||An in-depth study on diversity evaluation : The importance of intrinsic diversity
Yu, Hai-Tao ,
Jatowt, Adam ,
Blanco, Roi ,
Joho, HideoJose, Joemon M.
Information processing & management
813 , 2017-07 , Elsevier
Diversified document ranking has been recognized as an effective strategy to tackle ambiguous and/or underspecified queries. In this paper, we conduct an in-depth study on diversity evaluation that provides insights for assessing the performance of a diversified retrieval system. By casting the widely used diversity metrics (e.g., ERR-IA, α-nDCG and D#-nDCG) into a unified framework based on marginal utility, we analyze how these metrics capture extrinsic diversity and intrinsic diversity.

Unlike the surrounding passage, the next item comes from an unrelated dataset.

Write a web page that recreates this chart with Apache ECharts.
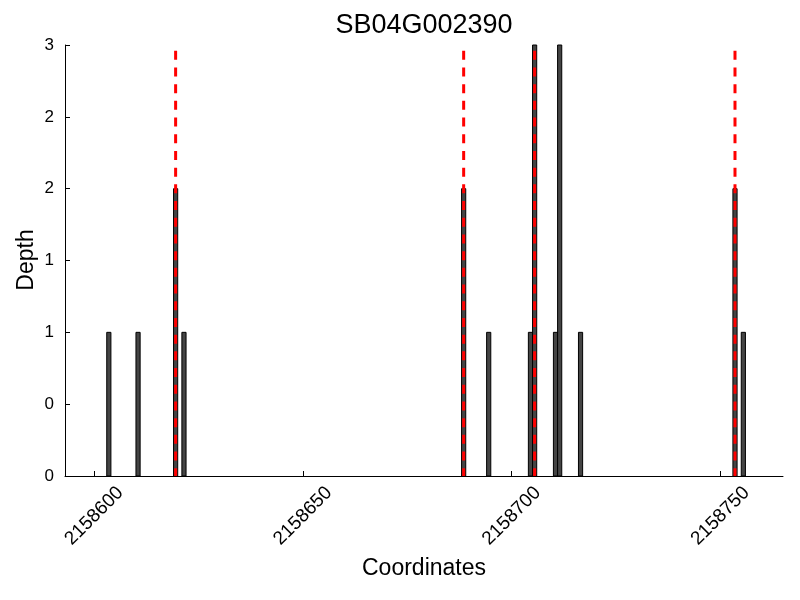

Our analyses show that the prior metrics (ERR-IA, α-nDCG and D#-nDCG) are not able to precisely measure intrinsic diversity if we merely feed a set of subtopics into them in a traditional manner (i.e., without fine-grained relevance knowledge per subtopic). As the redundancy of relevant documents with respect to each specific information need (i.e., subtopic) can not be then detected and solved, the overall diversity evaluation may not be reliable. Furthermore, a series of experiments are conducted on a gold standard collection (English and Chinese) and a set of submitted runs, where the intent-square metrics that extend the diversity metrics through incorporating hierarchical subtopics are used as references. The experimental results show that the intent-square metrics disagree with the diversity metrics (ERR-IA and α-nDCG) being used in a traditional way on top-ranked runs, and that the average precision correlation scores between intent-square metrics and the prior diversity metrics (ERR-IA and α-nDCG) are fairly low. These results justify our analyses, and uncover the previously-unknown importance of intrinsic diversity to the overall diversity evaluation.